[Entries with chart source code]
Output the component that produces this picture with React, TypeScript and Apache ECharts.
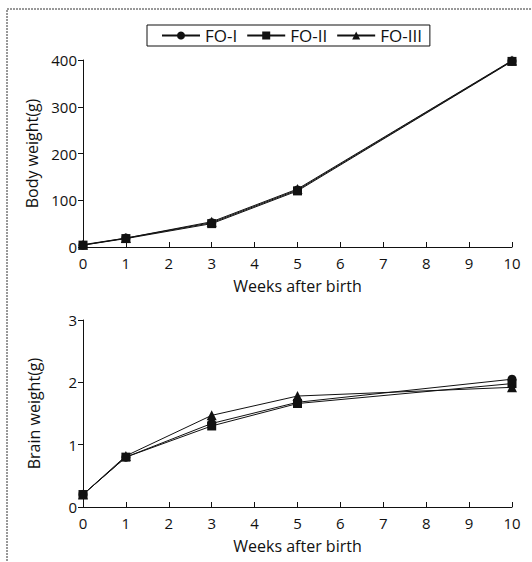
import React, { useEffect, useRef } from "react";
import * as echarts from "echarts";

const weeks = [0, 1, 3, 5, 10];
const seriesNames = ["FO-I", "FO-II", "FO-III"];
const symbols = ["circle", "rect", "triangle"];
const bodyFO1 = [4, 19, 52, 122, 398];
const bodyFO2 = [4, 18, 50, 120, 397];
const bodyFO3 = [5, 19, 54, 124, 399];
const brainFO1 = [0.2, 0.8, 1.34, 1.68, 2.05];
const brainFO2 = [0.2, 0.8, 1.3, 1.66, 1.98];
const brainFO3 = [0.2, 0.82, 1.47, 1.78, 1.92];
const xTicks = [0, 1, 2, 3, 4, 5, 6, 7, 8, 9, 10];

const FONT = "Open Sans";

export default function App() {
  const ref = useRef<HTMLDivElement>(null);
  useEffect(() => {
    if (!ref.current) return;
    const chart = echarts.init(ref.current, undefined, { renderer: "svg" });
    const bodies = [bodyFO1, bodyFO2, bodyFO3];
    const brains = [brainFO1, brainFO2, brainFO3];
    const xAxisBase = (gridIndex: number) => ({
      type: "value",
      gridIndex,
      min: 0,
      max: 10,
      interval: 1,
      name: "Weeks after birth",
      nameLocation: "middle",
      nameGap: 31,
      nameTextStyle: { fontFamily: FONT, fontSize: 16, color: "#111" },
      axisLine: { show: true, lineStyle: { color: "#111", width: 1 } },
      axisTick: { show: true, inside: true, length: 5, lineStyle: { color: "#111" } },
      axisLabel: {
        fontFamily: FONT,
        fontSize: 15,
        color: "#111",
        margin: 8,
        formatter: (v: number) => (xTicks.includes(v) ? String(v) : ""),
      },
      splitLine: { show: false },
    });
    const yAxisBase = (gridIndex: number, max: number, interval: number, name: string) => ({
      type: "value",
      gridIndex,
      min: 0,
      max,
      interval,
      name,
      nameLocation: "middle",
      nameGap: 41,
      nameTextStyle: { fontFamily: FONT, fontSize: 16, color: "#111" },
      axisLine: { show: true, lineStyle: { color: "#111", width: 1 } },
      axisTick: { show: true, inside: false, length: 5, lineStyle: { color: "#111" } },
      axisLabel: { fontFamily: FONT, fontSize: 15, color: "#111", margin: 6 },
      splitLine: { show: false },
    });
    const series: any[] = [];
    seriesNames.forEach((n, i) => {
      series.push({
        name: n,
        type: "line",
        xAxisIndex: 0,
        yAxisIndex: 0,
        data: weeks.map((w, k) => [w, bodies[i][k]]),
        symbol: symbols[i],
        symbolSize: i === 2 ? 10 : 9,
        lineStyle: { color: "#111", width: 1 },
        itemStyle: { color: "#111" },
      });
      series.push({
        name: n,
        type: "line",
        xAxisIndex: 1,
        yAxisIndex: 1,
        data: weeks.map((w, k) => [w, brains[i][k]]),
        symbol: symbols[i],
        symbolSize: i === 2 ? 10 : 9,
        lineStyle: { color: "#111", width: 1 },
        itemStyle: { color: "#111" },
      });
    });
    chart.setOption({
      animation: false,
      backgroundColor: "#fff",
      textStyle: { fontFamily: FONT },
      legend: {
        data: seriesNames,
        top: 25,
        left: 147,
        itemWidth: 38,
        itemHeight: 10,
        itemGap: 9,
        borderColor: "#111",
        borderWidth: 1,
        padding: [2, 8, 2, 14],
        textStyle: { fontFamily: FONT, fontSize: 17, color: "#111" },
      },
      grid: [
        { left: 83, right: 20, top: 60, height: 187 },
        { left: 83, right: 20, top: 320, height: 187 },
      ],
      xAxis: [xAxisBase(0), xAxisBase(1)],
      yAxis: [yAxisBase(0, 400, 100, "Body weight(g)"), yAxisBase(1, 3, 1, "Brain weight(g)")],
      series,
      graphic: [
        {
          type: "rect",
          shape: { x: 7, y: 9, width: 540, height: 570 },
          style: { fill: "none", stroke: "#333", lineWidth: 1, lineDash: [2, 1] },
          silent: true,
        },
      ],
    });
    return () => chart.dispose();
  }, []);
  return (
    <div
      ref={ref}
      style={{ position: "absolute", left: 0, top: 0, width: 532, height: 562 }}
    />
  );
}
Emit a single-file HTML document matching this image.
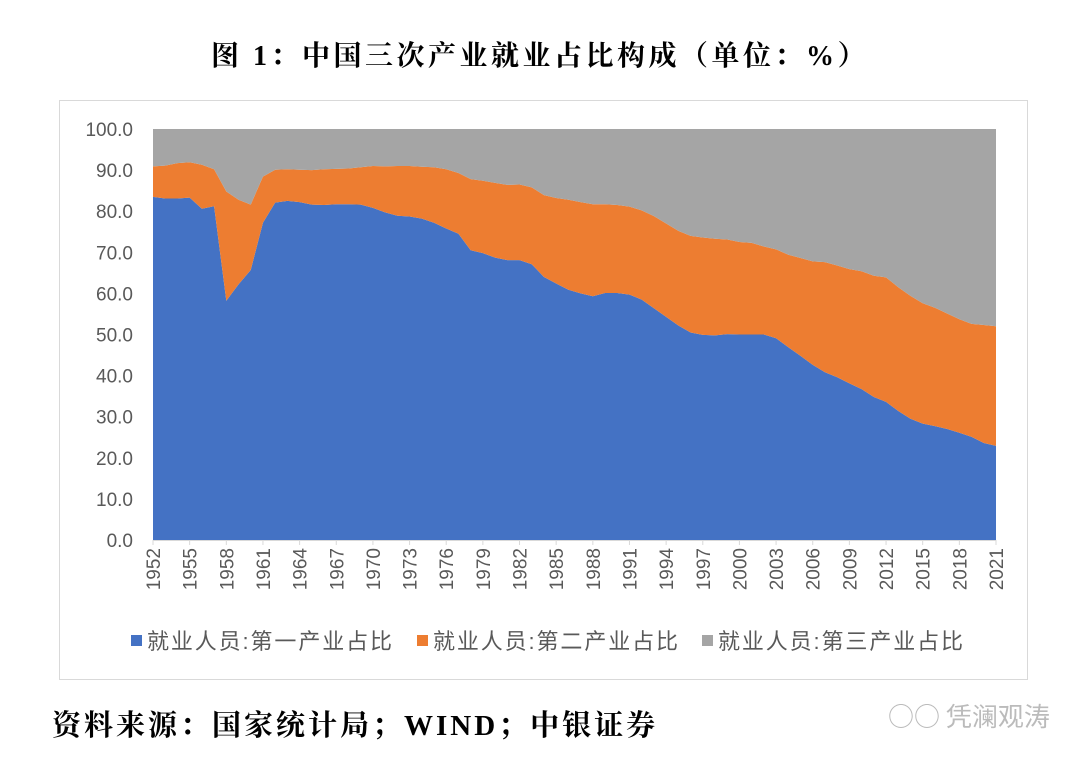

▶ DIRECTIONS: Give again, word for word, every line from the top of the data above to the line holding "import * as", inclusive, with the pictures left out.

▶ COMPLETED TASK:
Output the component that produces this picture with React, TypeScript and Apache ECharts.
import React, { useEffect, useRef } from "react";
import * as echarts from "echarts";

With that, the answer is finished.